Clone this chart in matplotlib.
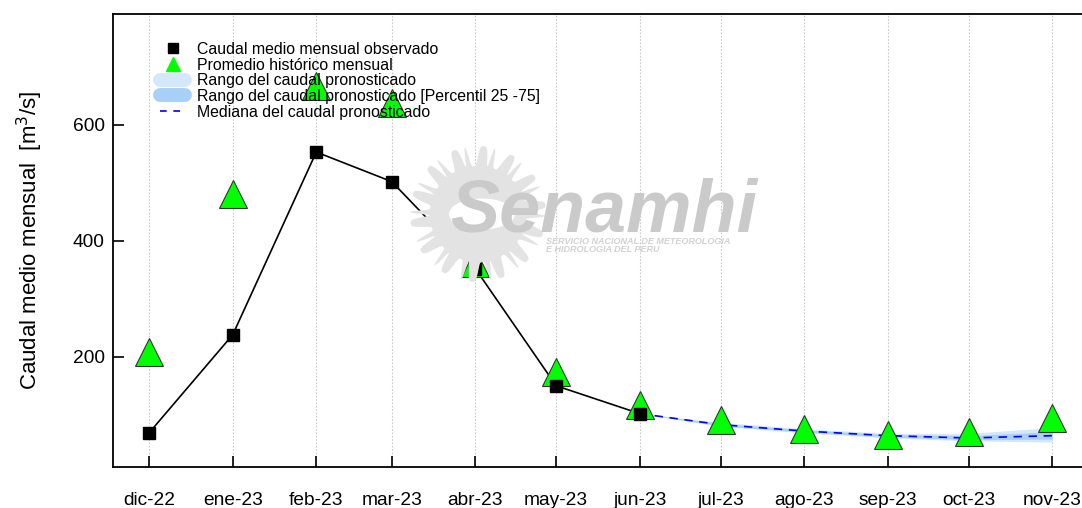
import numpy as np
import pandas as pd
import matplotlib
matplotlib.use('Agg')
import matplotlib.pyplot as plt
from matplotlib.patches import Polygon, Circle
from matplotlib.lines import Line2D

plt.rcParams['font.family'] = ['Liberation Sans', 'DejaVu Sans']

# datos
meses = ['dic-22', 'ene-23', 'feb-23', 'mar-23', 'abr-23', 'may-23',
         'jun-23', 'jul-23', 'ago-23', 'sep-23', 'oct-23', 'nov-23']
fechas = pd.date_range('2022-12-01', periods=12, freq='MS')

observado = [69, 238, 553, 502, 352, 150, 102]
promedio = [208, 481, 667, 638, 362, 174, 117, 91, 76, 66, 71, 95]

# pronostico (jun-23 a nov-23)
pron_mediana = [102, 83, 72, 64, 60, 64]
pron_min = [102, 80, 69, 60, 55, 53]
pron_max = [102, 87, 76, 68, 68, 78]
pron_p25 = [102, 81, 70, 62, 57, 58]
pron_p75 = [102, 85, 74, 66, 64, 71]

W, H = 1082, 508
fig = plt.figure(figsize=(W / 100, H / 100), dpi=100)
ax = fig.add_axes([113 / W, (H - 467) / H, 985 / W, 453 / H])

# marca de agua (logo)
def fx(px, py):
    return px / W, 1 - py / H

cx, cy = 478, 214
t = np.linspace(0, 2 * np.pi, 400)
r = 58 + 10 * np.sin(14 * t + 3 * np.sin(14 * t))
pts = [fx(cx + ri * np.cos(ti), cy + ri * np.sin(ti)) for ri, ti in zip(r, t)]
fig.patches.append(Polygon(pts, closed=True, transform=fig.transFigure,
                           facecolor='#e3e3e3', edgecolor='none', zorder=0))
fig.patches.append(Circle(fx(cx + 4, cy), 33 / W, transform=fig.transFigure,
                          facecolor='white', edgecolor='none', zorder=0))
fig.text(*fx(450, 212), 'Senamhi', fontsize=53, fontweight='bold', style='italic',
         color='#cacaca', va='center', ha='left', zorder=0)
fig.text(*fx(546, 241), 'SERVICIO NACIONAL DE METEOROLOGIA', fontsize=6.5,
         fontweight='bold', style='italic', color='#d2d2d2', va='center', zorder=0)
fig.text(*fx(546, 250), 'E HIDROLOGIA DEL PERU', fontsize=6.5,
         fontweight='bold', style='italic', color='#d2d2d2', va='center', zorder=0)
ax.patch.set_alpha(0)

for f in fechas:
    ax.axvline(f, color='#c8c8c8', lw=0.8, ls=(0, (1.5, 1.5)), zorder=1)

fp = fechas[6:]
ax.fill_between(fp, pron_min, pron_max, color='#d5e8fb', lw=0, zorder=2)
ax.fill_between(fp, pron_p25, pron_p75, color='#a9d0f7', lw=0, zorder=2)
ax.plot(fp, pron_mediana, color='#0000ff', lw=1.2, ls=(0, (5, 4)), zorder=3)

ax.plot(fechas[:7], observado, color='black', lw=1.2, zorder=3)
ax.plot(fechas[:7], observado, 's', color='black', ms=8.5, zorder=5)
ax.plot(fechas, promedio, '^', color='#00ff00', mec='#333333', mew=0.8,
        ms=19.5, zorder=4)

ax.set_xlim(pd.Timestamp('2022-11-17 14:00'), pd.Timestamp('2023-11-18'))
ax.set_ylim(10, 791)
ax.set_yticks([200, 400, 600])
ax.set_xticks(fechas)
ax.set_xticklabels(meses)
ax.tick_params(direction='in', length=8, width=1.2, labelsize=13.8, color='black')
ax.tick_params(axis='x', pad=18)
ax.tick_params(axis='y', pad=6)
for s in ['left', 'bottom', 'top']:
    ax.spines[s].set_linewidth(1.3)
ax.spines['right'].set_visible(False)
ax.set_ylabel('Caudal medio mensual  [m$^3$/s]', fontsize=16, labelpad=20)

handles = [
    Line2D([], [], marker='s', color='black', ls='none', ms=7.5),
    Line2D([], [], marker='^', color='#00ff00', ls='none', ms=10),
    Line2D([], [], color='#d5e8fb', lw=10, solid_capstyle='round'),
    Line2D([], [], color='#a9d0f7', lw=10, solid_capstyle='round'),
    Line2D([], [], color='#0000ff', ls=(0, (4, 4)), lw=1.2),
]
labels = ['Caudal medio mensual observado', 'Promedio histórico mensual',
          'Rango del caudal pronosticado',
          'Rango del caudal pronosticado [Percentil 25 -75]',
          'Mediana del caudal pronosticado']
fig.legend(handles, labels, loc='upper left', bbox_to_anchor=fx(160, 42),
           frameon=False, fontsize=11.4, labelspacing=0.04, handlelength=1.6,
           handletextpad=0.75, borderpad=0, borderaxespad=0)

fig.savefig('out.png', dpi=100)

**Do this:** Quote everything in the listing above exactly; pictures are the only thing to omit.

**Task answer:**
Clone this chart in matplotlib.
import numpy as np
import pandas as pd
import matplotlib
matplotlib.use('Agg')
import matplotlib.pyplot as plt
from matplotlib.patches import Polygon, Circle
from matplotlib.lines import Line2D

plt.rcParams['font.family'] = ['Liberation Sans', 'DejaVu Sans']

# datos
meses = ['dic-22', 'ene-23', 'feb-23', 'mar-23', 'abr-23', 'may-23',
         'jun-23', 'jul-23', 'ago-23', 'sep-23', 'oct-23', 'nov-23']
fechas = pd.date_range('2022-12-01', periods=12, freq='MS')

observado = [69, 238, 553, 502, 352, 150, 102]
promedio = [208, 481, 667, 638, 362, 174, 117, 91, 76, 66, 71, 95]

# pronostico (jun-23 a nov-23)
pron_mediana = [102, 83, 72, 64, 60, 64]
pron_min = [102, 80, 69, 60, 55, 53]
pron_max = [102, 87, 76, 68, 68, 78]
pron_p25 = [102, 81, 70, 62, 57, 58]
pron_p75 = [102, 85, 74, 66, 64, 71]

W, H = 1082, 508
fig = plt.figure(figsize=(W / 100, H / 100), dpi=100)
ax = fig.add_axes([113 / W, (H - 467) / H, 985 / W, 453 / H])

# marca de agua (logo)
def fx(px, py):
    return px / W, 1 - py / H

cx, cy = 478, 214
t = np.linspace(0, 2 * np.pi, 400)
r = 58 + 10 * np.sin(14 * t + 3 * np.sin(14 * t))
pts = [fx(cx + ri * np.cos(ti), cy + ri * np.sin(ti)) for ri, ti in zip(r, t)]
fig.patches.append(Polygon(pts, closed=True, transform=fig.transFigure,
                           facecolor='#e3e3e3', edgecolor='none', zorder=0))
fig.patches.append(Circle(fx(cx + 4, cy), 33 / W, transform=fig.transFigure,
                          facecolor='white', edgecolor='none', zorder=0))
fig.text(*fx(450, 212), 'Senamhi', fontsize=53, fontweight='bold', style='italic',
         color='#cacaca', va='center', ha='left', zorder=0)
fig.text(*fx(546, 241), 'SERVICIO NACIONAL DE METEOROLOGIA', fontsize=6.5,
         fontweight='bold', style='italic', color='#d2d2d2', va='center', zorder=0)
fig.text(*fx(546, 250), 'E HIDROLOGIA DEL PERU', fontsize=6.5,
         fontweight='bold', style='italic', color='#d2d2d2', va='center', zorder=0)
ax.patch.set_alpha(0)

for f in fechas:
    ax.axvline(f, color='#c8c8c8', lw=0.8, ls=(0, (1.5, 1.5)), zorder=1)

fp = fechas[6:]
ax.fill_between(fp, pron_min, pron_max, color='#d5e8fb', lw=0, zorder=2)
ax.fill_between(fp, pron_p25, pron_p75, color='#a9d0f7', lw=0, zorder=2)
ax.plot(fp, pron_mediana, color='#0000ff', lw=1.2, ls=(0, (5, 4)), zorder=3)

ax.plot(fechas[:7], observado, color='black', lw=1.2, zorder=3)
ax.plot(fechas[:7], observado, 's', color='black', ms=8.5, zorder=5)
ax.plot(fechas, promedio, '^', color='#00ff00', mec='#333333', mew=0.8,
        ms=19.5, zorder=4)

ax.set_xlim(pd.Timestamp('2022-11-17 14:00'), pd.Timestamp('2023-11-18'))
ax.set_ylim(10, 791)
ax.set_yticks([200, 400, 600])
ax.set_xticks(fechas)
ax.set_xticklabels(meses)
ax.tick_params(direction='in', length=8, width=1.2, labelsize=13.8, color='black')
ax.tick_params(axis='x', pad=18)
ax.tick_params(axis='y', pad=6)
for s in ['left', 'bottom', 'top']:
    ax.spines[s].set_linewidth(1.3)
ax.spines['right'].set_visible(False)
ax.set_ylabel('Caudal medio mensual  [m$^3$/s]', fontsize=16, labelpad=20)

handles = [
    Line2D([], [], marker='s', color='black', ls='none', ms=7.5),
    Line2D([], [], marker='^', color='#00ff00', ls='none', ms=10),
    Line2D([], [], color='#d5e8fb', lw=10, solid_capstyle='round'),
    Line2D([], [], color='#a9d0f7', lw=10, solid_capstyle='round'),
    Line2D([], [], color='#0000ff', ls=(0, (4, 4)), lw=1.2),
]
labels = ['Caudal medio mensual observado', 'Promedio histórico mensual',
          'Rango del caudal pronosticado',
          'Rango del caudal pronosticado [Percentil 25 -75]',
          'Mediana del caudal pronosticado']
fig.legend(handles, labels, loc='upper left', bbox_to_anchor=fx(160, 42),
           frameon=False, fontsize=11.4, labelspacing=0.04, handlelength=1.6,
           handletextpad=0.75, borderpad=0, borderaxespad=0)

fig.savefig('out.png', dpi=100)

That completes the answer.